Being proactive in each of these areas will help you avoid surprises down the line and make sure your business remains compliant and competitive in the evolving regulatory environment.

Paytime as a Solution

Paytime can play a key role in simplifying this transition. Paytime offers Earned Wage Access (EWA), which allows employees to access a portion of their wages before payday. 

For employees, it’s a great way to support financial wellbeing and reduce reliance on credit cards or payday loans. For employers, cash flow is freed up, reducing the pressure to release funds significantly earlier in order to comply with Payday Super regulations.

With Payday Super putting more pressure on when funds need to be released, having a solution like Paytime can ease the strain for both employers and employees. EWA can be a proactive strategy to keep your business financially resilient while aligning with the new superannuation requirements. 

As a solution to Payday Supper, through EWA, you can shift your paycycle to monthly (instead of weekly or fortnightly), resulting in only one payment of super a month instead of four (weekly pay) or two (fortnightly pay). As you have implemented EWA, this will still allow employees to access funds they’ve earned in real time, so there will be no financial stress, only less cash flow and administrative burden on the business.  

Blog in Summary

Payday Super is a significant step forward for employee fairness, although it will require some preparation from businesses. Now is the time to review your payroll and superannuation systems, plan for the impact on cash flow, and consider alternative financial wellbeing tools to support your team and ensure compliance with the new Payday Super regulations.

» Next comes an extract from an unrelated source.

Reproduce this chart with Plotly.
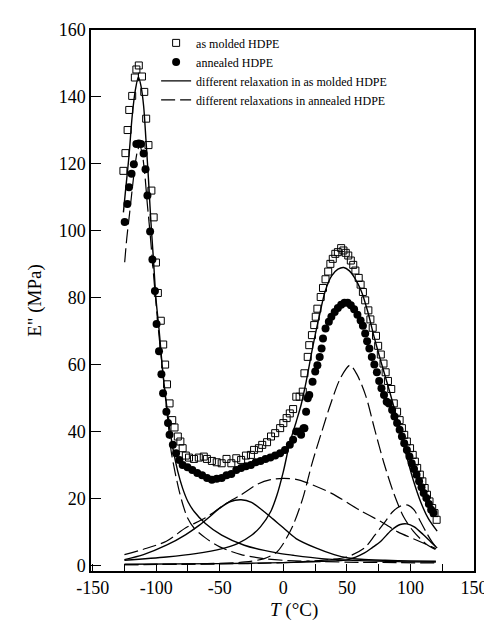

Don’t leave it to the last minute, the 1 July 2026 deadline will be here before you know it. Preparing early will make the transition much smoother and could help you avoid compliance issues down the line.

As a reminder, Payday Super mandates that Australian employers pay superannuation entitlements on the same day as salaries and wages, rather than quarterly. This change is aimed at improving transparency, reducing unpaid super, and enhancing retirement outcomes for employees.